No, I am not. OOP can certainly exist without subtyping, but scala has subtyping for objects. Haskell does not have subtyping.
>I'm talking about things like the Dynamic type, existential types, HList
None of those add subtyping. What would even be subtyped?
>experiments like OOHaskell
An abandoned experiment that is not a GHC extension.
>Actually it matters the most
You are free to think that, but nothing you said after that support that notion at all. We're talking about learning functional programming for the sake of learning functional programming. Haskell is better for that than scala is. Ecosystem is entirely irrelevant.
That statement is patently false.
That's a higher-order function (HoF). I'd say it's not the fundamental thing to understand about FP: you can even program in a functional way without using them.
And also you can have languages which aren't putting the emphasis on FP at all and yet who have higher-order functions: elisp, for example (anyone calling elisp functional is automatically setq'ed to crazy ; )
IMHO Lisp dialects aren't inherently functionals. Some are, some aren't. Even Clojure, which definitely puts the emphasis on FP, isn't purely functional, far from it. But you can use it in a functional way (and Java too, in a way -- I used to do "OO over immutable objects" and use "functional Java").
However you'll probably find that when using Lisps in a functional way, you can use higher-order function often. For example if you have, say, a referentially transparent function and want to add memoization for free then it's very convenient to simply (memoize myfunc).
Or if you want to "carry the state" of your program through monads (or to use other kind of monads): then you'll need higher-order functions.
To me if there is one thing about FP it is simply idempotent / referentially transparent functions which make it easier to reason about the program.
I'm simply beginning to "grok" FP, HoFs and Clojure so take this with a grain of salt : )

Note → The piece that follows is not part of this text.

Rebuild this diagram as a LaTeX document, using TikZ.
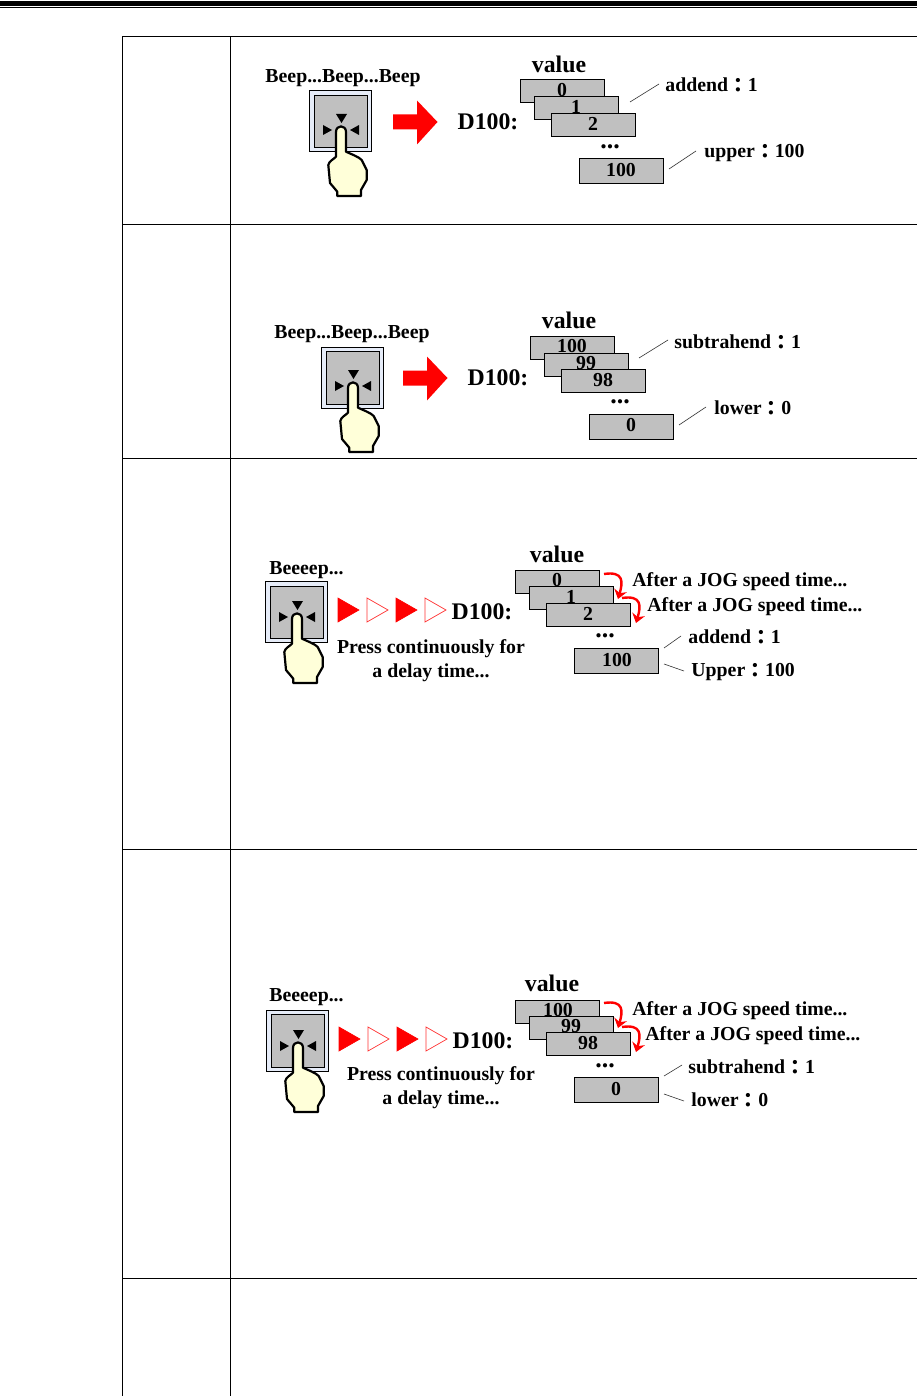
\documentclass[tikz,border=0pt]{standalone}
\usepackage{fontspec}
\setmainfont{Liberation Serif}
\newfontfamily\cjkfont{Noto Sans CJK TC}
\newcommand{\fc}{\raisebox{-0.5pt}{\cjkfont ：}}
\usetikzlibrary{arrows.meta}
\definecolor{boxgray}{HTML}{C0C0C0}
\definecolor{handfill}{HTML}{FFFFD9}
\definecolor{btnedge}{HTML}{E6ECF8}
\tikzset{
  rulel/.style={line width=0.5pt,black},
  txt/.style={font=\bfseries\fontsize{9.9}{11}\selectfont,inner sep=0pt,text=black,yshift=-0.8pt},
  digit/.style={font=\bfseries\fontsize{9.9}{11}\selectfont,inner sep=0pt,text=black},
  dots/.style={font=\bfseries\fontsize{13}{14}\selectfont,inner sep=0pt,text=black},
  big/.style={font=\bfseries\fontsize{11.9}{13}\selectfont,inner sep=0pt,text=black,yshift=-0.3pt},
  valbx/.style={draw=black,line width=0.5pt,fill=boxgray,inner sep=0pt,anchor=north west,minimum width=42pt},
  leaderl/.style={line width=0.3pt,black!80},
  redarrow/.style={fill=red,draw=none},
  solidtri/.style={fill=red,draw=red,line width=0.3pt},
  hollowtri/.style={fill=white,draw=red!80,line width=0.35pt},
  joga/.style={draw=red,line width=1.2pt,-{Stealth[length=4.5pt,width=6.5pt]}}
}
\newcommand{\btnhand}[3]{%
 \begin{scope}[shift={(#1,#2)}]
  \path[draw=black,line width=0.5pt,fill=btnedge] (0,0) rectangle (62,61);
  \path[draw=black,line width=0.5pt,fill=boxgray] (5,4.5) rectangle (58.5,57);
  \begin{scope}[shift={(0,#3)}]
  \fill[black] (27,23) -- (38,23) -- (32.5,32) -- cycle;
  \fill[black] (14,34) -- (23,39) -- (14,44) -- cycle;
  \fill[black] (50,34) -- (41,39) -- (50,44) -- cycle;
  \path[draw=black,line width=1.1pt,fill=handfill,line join=round]
    (27,41) .. controls (27,33.5) and (37,33.5) .. (37,41)
    -- (37,60.7) .. controls (42,63) and (50,66) .. (52.7,69)
    -- (57.7,79) -- (57.7,89) -- (52,99) -- (52,105) -- (28.3,105) -- (28.3,100.7)
    -- (21,92) -- (19.3,74) .. controls (20,70) and (25,68) .. (27,65.7) -- cycle;
  \end{scope}
 \end{scope}}
\newcommand{\valbox}[7]{%
  \node[valbx,minimum height=#4*0.5pt] (#1) at (#2,#3) {};
  \node[digit] (#1t) at (#5,#6) {#7};}
\newcommand{\leaderline}[5]{%
  \coordinate (#1a) at (#2,#3); \coordinate (#1b) at (#4,#5);
  \draw[leaderl] (#1a) -- (#1b);}
\newcommand{\redshift}[2]{%
  \fill[redarrow] (#1,#2-7.5) -- (#1+24,#2-7.5) -- (#1+24,#2-21.5) -- (#1+44.5,#2) -- (#1+24,#2+22.5) -- (#1+24,#2+7.5) -- (#1,#2+7.5) -- cycle;}
\newcommand{\tris}[2]{%
  \path[solidtri] (#1,#2-12) -- (#1+21,#2) -- (#1,#2+12) -- cycle;
  \path[hollowtri] (#1+29,#2-12) -- (#1+50,#2) -- (#1+29,#2+12) -- cycle;
  \path[solidtri] (#1+58,#2-12) -- (#1+79,#2) -- (#1+58,#2+12) -- cycle;
  \path[hollowtri] (#1+87,#2-12) -- (#1+108,#2) -- (#1+87,#2+12) -- cycle;}
\newcommand{\jogarrow}[2]{%
  \draw[joga] (#1,#2) .. controls (#1+20,#2-3) and (#1+19,#2+8) .. (#1+14,#2+25);}
\begin{document}
\begin{tikzpicture}[x=0.5pt,y=-0.5pt]
\useasboundingbox (0,0) rectangle (917,1396);
\fill[white] (0,0) rectangle (917,1396);
% top rule
\fill[black] (0,1) rectangle (917,6);
\fill[black] (0,7) rectangle (917,8.2);
% table
\draw[rulel] (122.5,1396) -- (122.5,36.5) -- (917,36.5);
\draw[rulel] (230.5,36.5) -- (230.5,1396);
\draw[rulel] (122.5,224.5) -- (917,224.5);
\draw[rulel] (122.5,458.5) -- (917,458.5);
\draw[rulel] (122.5,849.5) -- (917,849.5);
\draw[rulel] (122.5,1278.5) -- (917,1278.5);

% panel 1
\node[txt] (p1b) at (343,77) {Beep...Beep...Beep};
\btnhand{309}{91}{0}
\redshift{393}{122}
\node[big] (p1d) at (488,121) {D100:};
\node[big] (p1v) at (559,64) {value};
\valbox{p1a}{520}{79}{23}{562}{90}{0}
\valbox{p1c}{534}{96}{23}{576}{107}{1}
\valbox{p1e}{551}{113}{23}{593}{124}{2}
\node[dots] (p1g) at (610,147) {...};
\valbox{p1f}{579}{158}{25}{621}{170}{100}
\leaderline{p1l}{630}{102}{659}{84}
\leaderline{p1m}{669}{169}{696}{151}
\node[txt,anchor=west] (p1x) at (665,84) {addend\fc 1};
\node[txt,anchor=west] (p1y) at (704,151) {upper\fc 100};

% panel 2
\node[txt] (p2b) at (352,333) {Beep...Beep...Beep};
\btnhand{321}{347}{0}
\redshift{403}{378}
\node[big] (p2d) at (498,377) {D100:};
\node[big] (p2v) at (569,320) {value};
\valbox{p2a}{530}{336}{23}{572}{346}{100}
\valbox{p2c}{544}{353}{23}{586}{363}{99}
\valbox{p2e}{561}{369}{23}{603}{380}{98}
\node[dots] (p2g) at (620,402) {...};
\valbox{p2f}{589}{414}{25}{631}{425}{0}
\leaderline{p2l}{639}{358}{668}{340}
\leaderline{p2m}{679}{425}{706}{407}
\node[txt,anchor=west] (p2x) at (674,341) {subtrahend\fc 1};
\node[txt,anchor=west] (p2y) at (714,407) {lower\fc 0};

% panel 3
\node[txt,anchor=west] (p3b) at (269,569) {Beeeep...};
\btnhand{265}{581.5}{-3.5}
\tris{338}{610}
\node[big] (p3d) at (482,611) {D100:};
\node[txt] (p3p) at (431,647) {Press continuously for};
\node[txt] (p3q) at (431,671) {a delay time...};
\node[big] (p3v) at (557,554) {value};
\valbox{p3a}{515}{570}{23}{557}{580}{0}
\valbox{p3c}{529}{586}{23}{571}{597}{1}
\valbox{p3e}{546}{603}{23}{588}{614}{2}
\jogarrow{604}{574}
\jogarrow{622}{598}
\node[txt,anchor=west] (p3j) at (632,580) {After a JOG speed time...};
\node[txt,anchor=west] (p3k) at (647,605) {After a JOG speed time...};
\node[dots] (p3g) at (605,636) {...};
\valbox{p3f}{574}{648}{25}{617}{660}{100}
\leaderline{p3l}{664}{648}{681}{636}
\leaderline{p3m}{664}{664}{684}{671}
\node[txt,anchor=west] (p3x) at (688,636) {addend\fc 1};
\node[txt,anchor=west] (p3y) at (691,670) {Upper\fc 100};

% panel 4
\node[txt,anchor=west] (p4b) at (269,996) {Beeeep...};
\btnhand{266}{1010}{-3}
\tris{339}{1039}
\node[big] (p4d) at (483,1040) {D100:};
\node[txt] (p4p) at (441,1074) {Press continuously for};
\node[txt] (p4q) at (441,1098) {a delay time...};
\node[big] (p4v) at (552,983) {value};
\valbox{p4a}{515}{1000}{23}{558}{1010}{100}
\valbox{p4c}{529}{1016}{23}{571}{1026}{99}
\valbox{p4e}{546}{1032}{23}{588}{1043}{98}
\jogarrow{604}{1003}
\jogarrow{622}{1027}
\node[txt,anchor=west] (p4j) at (632,1009) {After a JOG speed time...};
\node[txt,anchor=west] (p4k) at (645,1034) {After a JOG speed time...};
\node[dots] (p4g) at (605,1066) {...};
\valbox{p4f}{574}{1077}{25}{616}{1089}{0}
\leaderline{p4l}{664}{1076}{682}{1065}
\leaderline{p4m}{664}{1094}{684}{1101}
\node[txt,anchor=west] (p4x) at (688,1066) {subtrahend\fc 1};
\node[txt,anchor=west] (p4y) at (691,1099) {lower\fc 0};
\end{tikzpicture}
\end{document}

For a very tiny limited subset of programs. Anything beyond the most trivial of toy apps will use them.
>And also you can have languages which aren't putting the emphasis on FP at all and yet who have higher-order functions
Where their usefulness is seriously hampered by the language not being functional. This is the primary reason people think HoFs are no big deal. They've never gotten to actually use them in an environment designed to make good use of them.
Functional and OO programming are complementary and is the point of Scala. The class explains their relationship.
Pretty good course though. If you want something like that, maybe because you find it helpful to have exercises with deadlines and things, then I'd reccomend the course. But if you have some alternatives you wanna recommend, that'd be awesome.
For Haskell, the only similar thing I know of is the Channel 9 stuff with Erik Meijer. And that's cool stuff. But you're much more on your own there than in a Coursera course. So if you want that kind of thing it might not be a good match.
Some people claim that one is often able to make programs with a mostly functional core; in which case most of the code is purely functional. Do you not think that is the case?
Actually, I think that is the best way to do most things. Mutable state should be documented and sequestered.
Perhaps what I consider "pure functional programming" (i.e. a project with all-functional code, except perhaps an I/O layer) is unreasonably purist.